Hope as the unfathomable promise of the
Mat 6:33 Imperative
The social, political, and religious
milieu of Christ’s time cried out for hope, and yet when hope landed in its midst,
it could not be recognized, Jn 1:11 “He
came to that which was his own, but his own did not receive him.” Israel’s history in biblical times was a
history of hope; hope was the very fibre of their ancestral foundations. How could the hopeful go back on hope when
they needed it most?
People have written about hope in many
directions, Ernst Bloch in Marxism, Paul Tillich and Jürgen Moltmann in
theology, and Viktor Frankl in psychiatry.
A common thesis in most writings on the notion of hope is that hope is
perhaps the strongest driving force in human existence. A person without hope is as good as dead,
says Paul Tillich in his sermon, The
Right to Hope. Frankl (1984) is fond
of citing Nietzsche’s famous maxim on hope, “He
who has a why to live for, can live with almost any how.”

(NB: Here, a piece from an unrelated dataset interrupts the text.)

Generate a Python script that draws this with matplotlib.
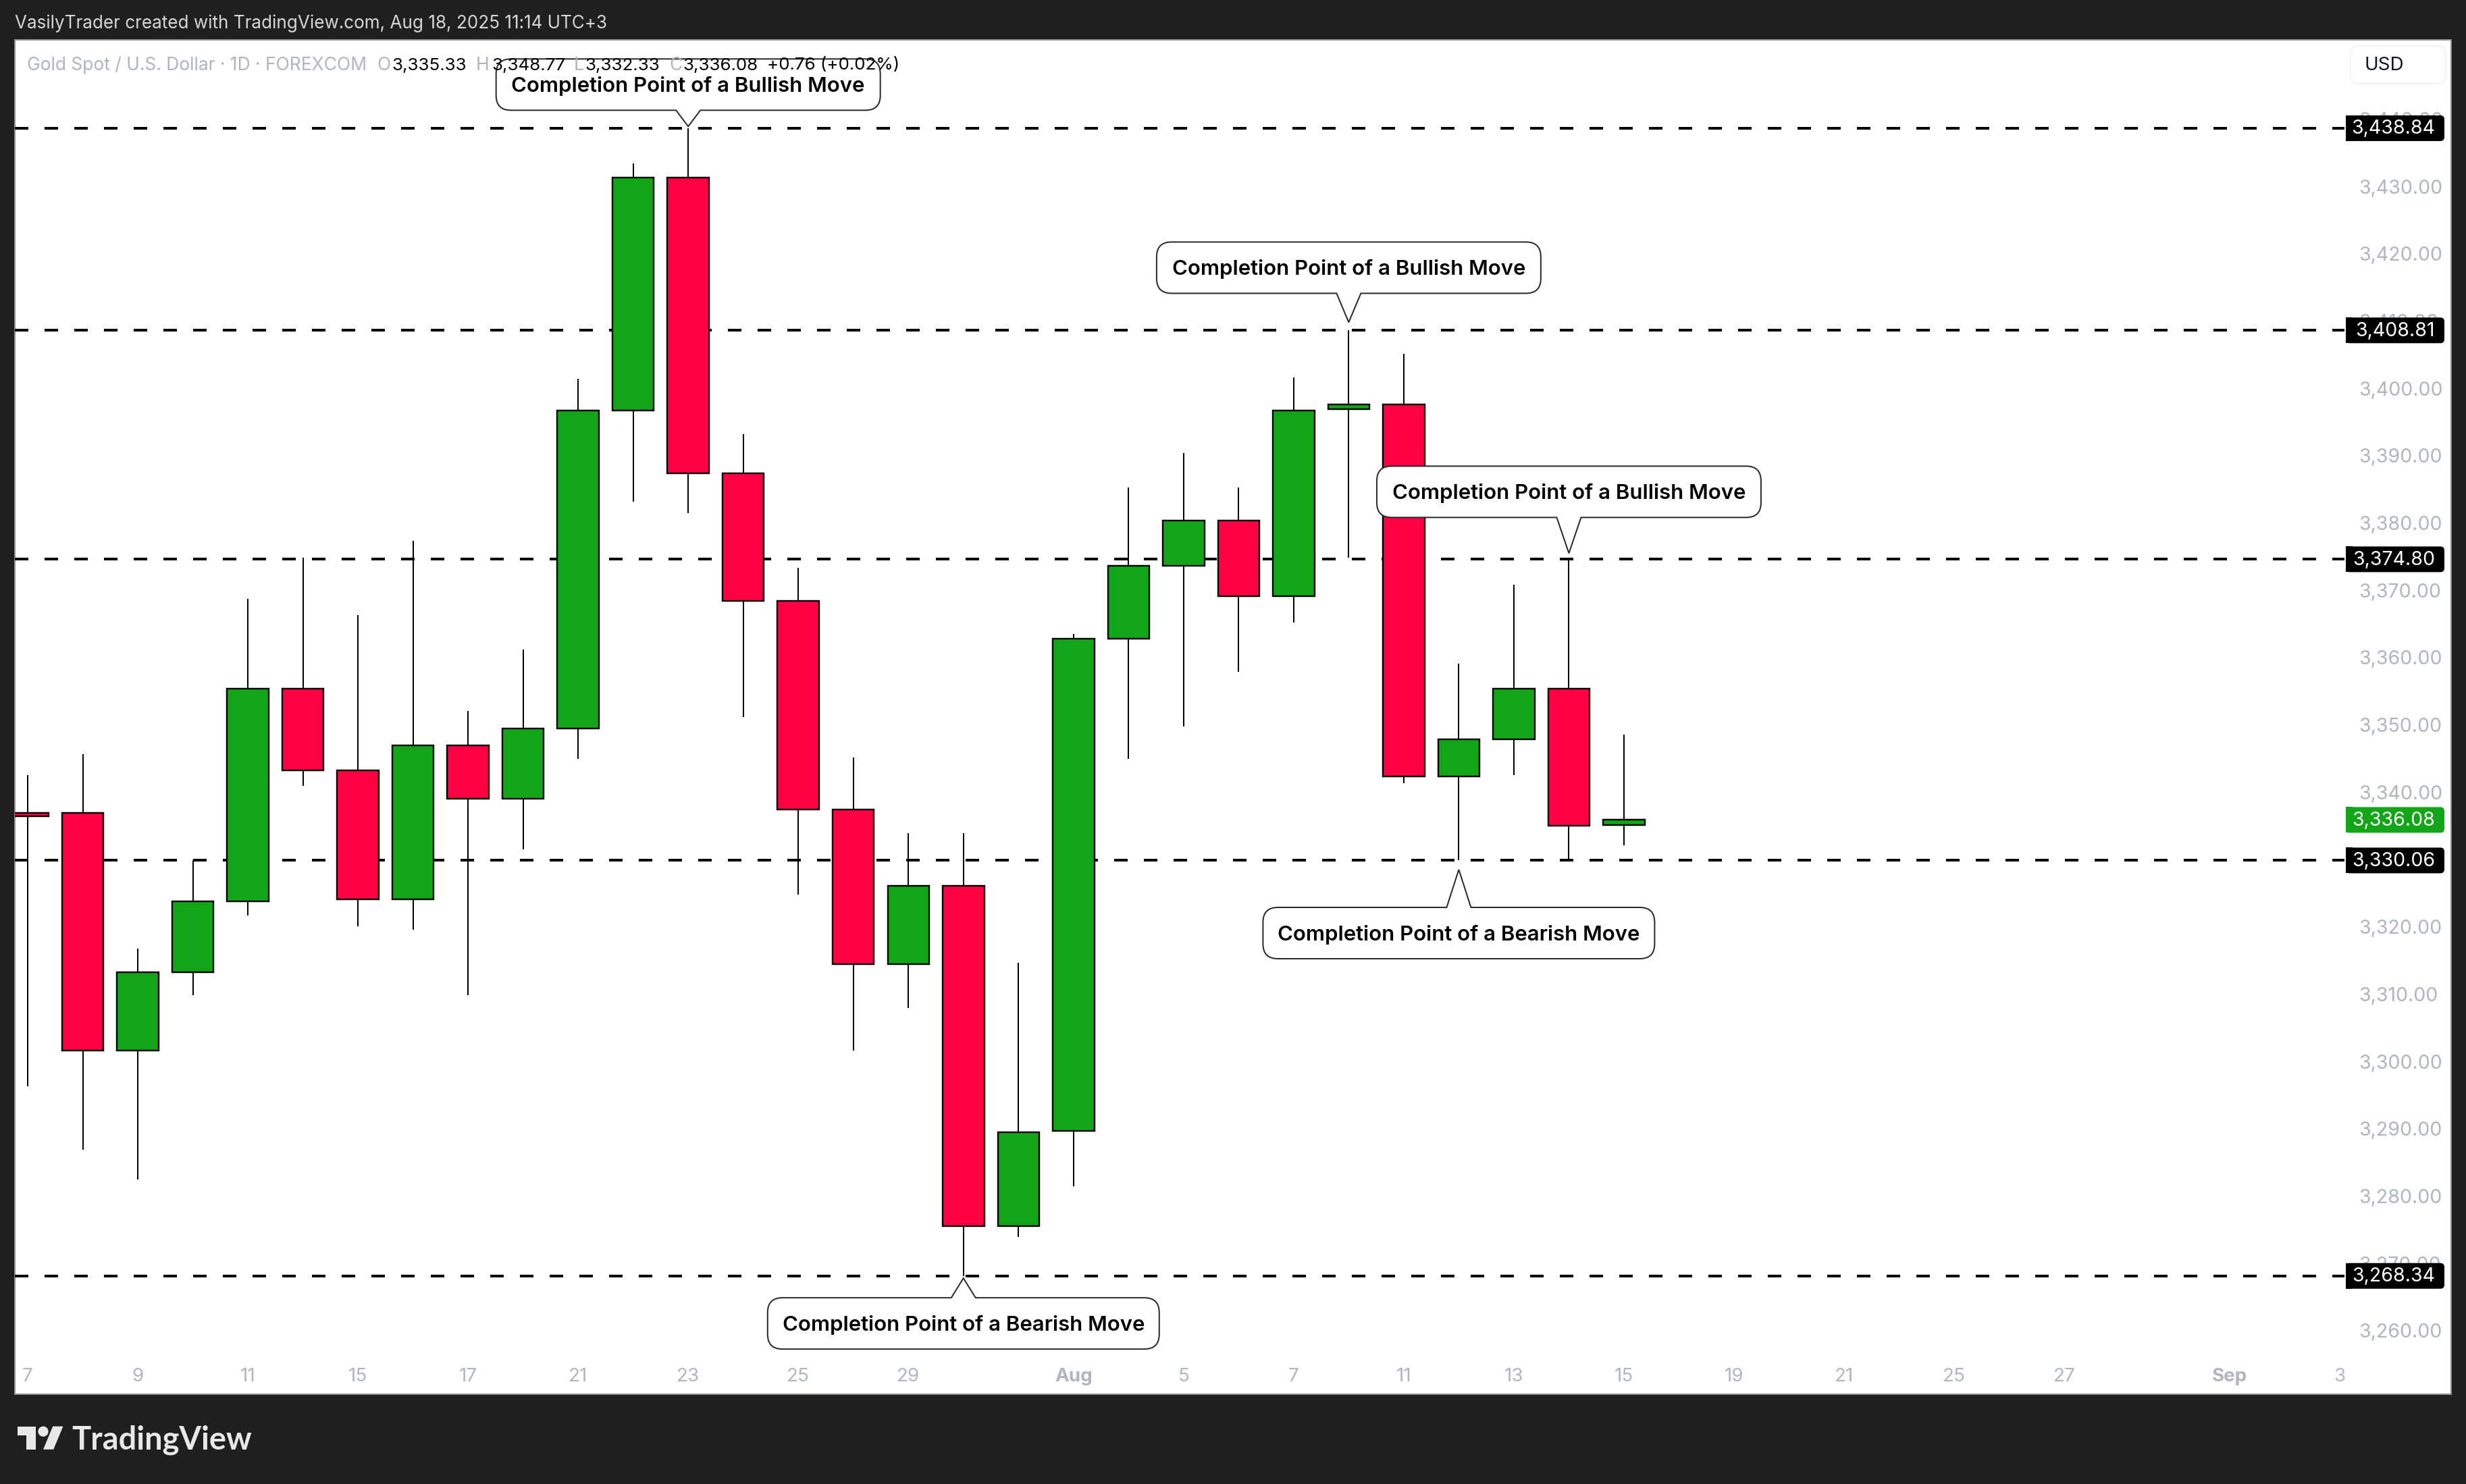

Why then are we so hopeless if we can be so
hopeful? In
the words of Tillich, “nobody can live
without hope, even if it were only for the smallest things which give some
satisfaction even under the worst of conditions, even in poverty, sickness, and
social failure. Without hope, the tension of our life toward the future would
vanish, and with it, life itself.” Hope
is what the abyss of the human soul cries out for.